Und auch keine Engel, sagt Paulus. Das mag zuerst verwundern, dass Paulus hier Engel erwähnt. Engel sind doch eigentlich Boten Gottes. Und wir kommen vom Heiligen Abend her mit den vielen Engeln. Ja, aber gerade weil wir von Weihnachten her kommen, wird deutlich, was Paulus meint, wenn er ausgerechnet hier Engel als Wesen erwähnt, das uns von Gott trennen kann.
Engel sind Boten Gottes. Ja. Aber 2015 hörten wir von diesen grausamen Menschen, die sich selber als Boten Gottes verstehen. Die meinen, dem Willen ihres Gottes zu folgen, so wie sie ihn verstehen, wenn sie andere bedrängen, vertreiben oder ermorden. Diese perversen Engel meint Paulus hier. Sie können Menschen von Gott trennen. Diese selbstgegründeten Fanatiker und Fundamentalisten. Sie behaupten, im Namen ihres Gottes zu handeln. Haben ihn aber nicht verstanden oder verspürt.
Die Botschaft des Engels Gottes auf dem Hirtenfeld in Bethlehem lautete aber: „Friede auf Erden“. Allein von dieser Botschaft des Weihnachtsengels kommen wir her. Mit dieser Friedensbotschaft und Friedenshoffnung, mit diesem Friedensauftrag gehen wir in das neue Jahr 2016.
Und deshalb: „Ich bin gewiss, das nichts und niemand uns trennen kann von der Liebe Gottes, die in Christus Jesus ist.“ Warum? Warum ist Paulus sich da so gewiss, so sicher? Was lässt ihn mutig weiter gehen, von Jahr zu Jahr?
Und da müssen wir wieder bei der Krippe in Stall zu Bethlehem anfangen. Gott wird Mensch feierten wir an Weihnachten. Und er will uns Menschen nicht uns selbst überlassen. Sonst wären wir wirklich von allen guten Geistern verlassen. Gott verschont seinen Sohn nicht, einer von uns Menschen zu werden. Einer von den Christenmenschen in Syrien, im Irak, in Ägypten oder anderswo auf der Welt. Ja, und wir müssen das wirklich so verstehen lernen, einer von den Jesiden, Kurden, Schiiten, Sunniten oder einer anderen Menschengemeinschaft. Gott wird Mensch und nimmt das Menschenschicksal der Geschundenen, Verfolgten und Gemordeten auf sich.

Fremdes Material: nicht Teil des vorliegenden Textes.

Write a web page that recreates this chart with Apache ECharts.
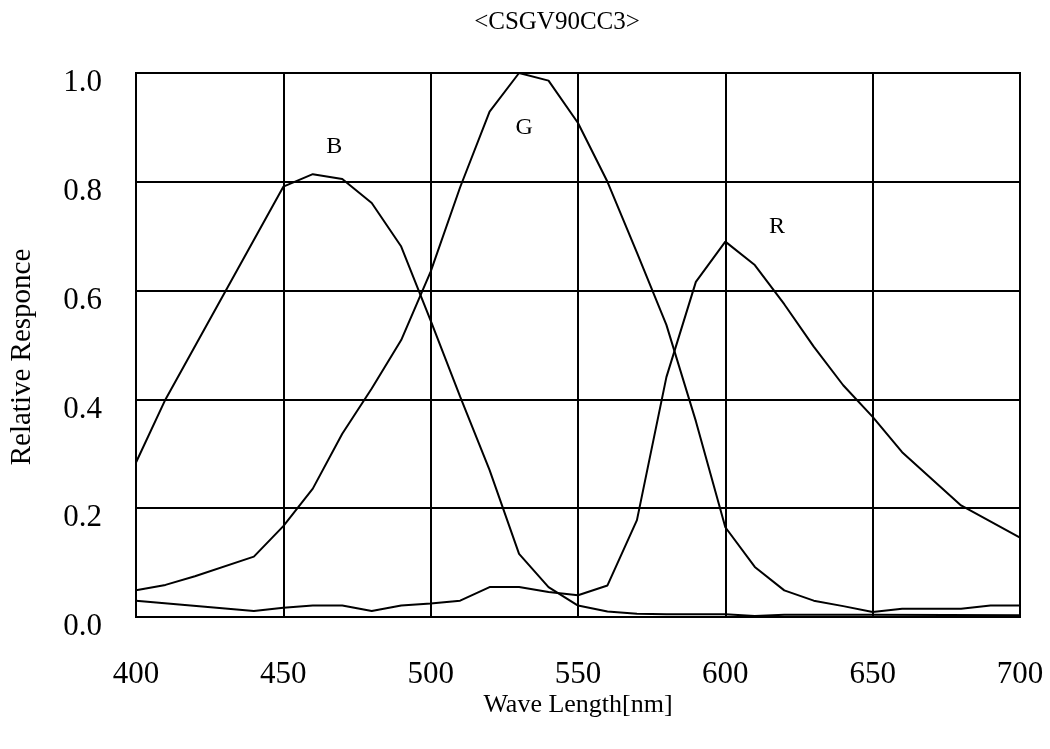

Und jetzt dürfen wir mit Paulus der ganzen Heilsgeschichte folgen, die er kurz und knapp hier im Römerbrief entfaltet: von Weihnachten über Karfreitag, „er hat ihn für uns alle dahingegeben“; „der gestorben ist“, zum Ostertag Jesu: „der auch auferweckt ist“; und bis zu seiner Himmelfahrt: „der zur rechten Gottes ist“. Und: und das ist das Ziel der Heilsgeschichte, wie Paulus sie hier anführt: „der uns vertritt“. Der für das Leben eintritt vor Gott. Dafür, dass es anders werden kann. Dafür, dass Menschen sich ändern können. Dafür, dass sie loswerden können, was sie belastet. Dafür, dass sie ihre Schuld ablegen können am Kreuz. Dafür, dass sie befreit und erlöst neu in die Zukunft gehen können.
Ich bin gewiss, da ist sich Paulus sicher; da sollte sich jeder Christenmensch sicher sein, von dieser Liebe Gottes, die in Christus Jesus ist, kann uns nichts und niemand trennen.
Dietrich Bonhoeffer, der von den Deutschen Nationalsozialisten verfolgte und ermordete evangelische Christ, hat diese Gewissheit: „Nichts kann uns trennen von der Liebe Gottes“ in dem eindrücklichen Gedicht so gefasst:
Von guten Mächten treu und still umgeben,
Behütet und getröstet wunderbar,
So will ich diese Tage mit euch leben
Und mit euch gehen in ein neues Jahr.
Noch will das alte unsre Herzen quälen,
Noch drückt uns böser Tage schwere Last.
Ach, Herr, gib unsern aufgeschreckten Seelen
Das Heil, für das du uns geschaffen hast.
Das Jahr 2015, das nun zu Ende geht, mag ein Jahr voller Verunsicherungen gewesen sein. Trotzdem: 2015 galt, was auch für 2016 gilt: Nichts und niemand kann uns trennen von der Liebe Gottes. Amen.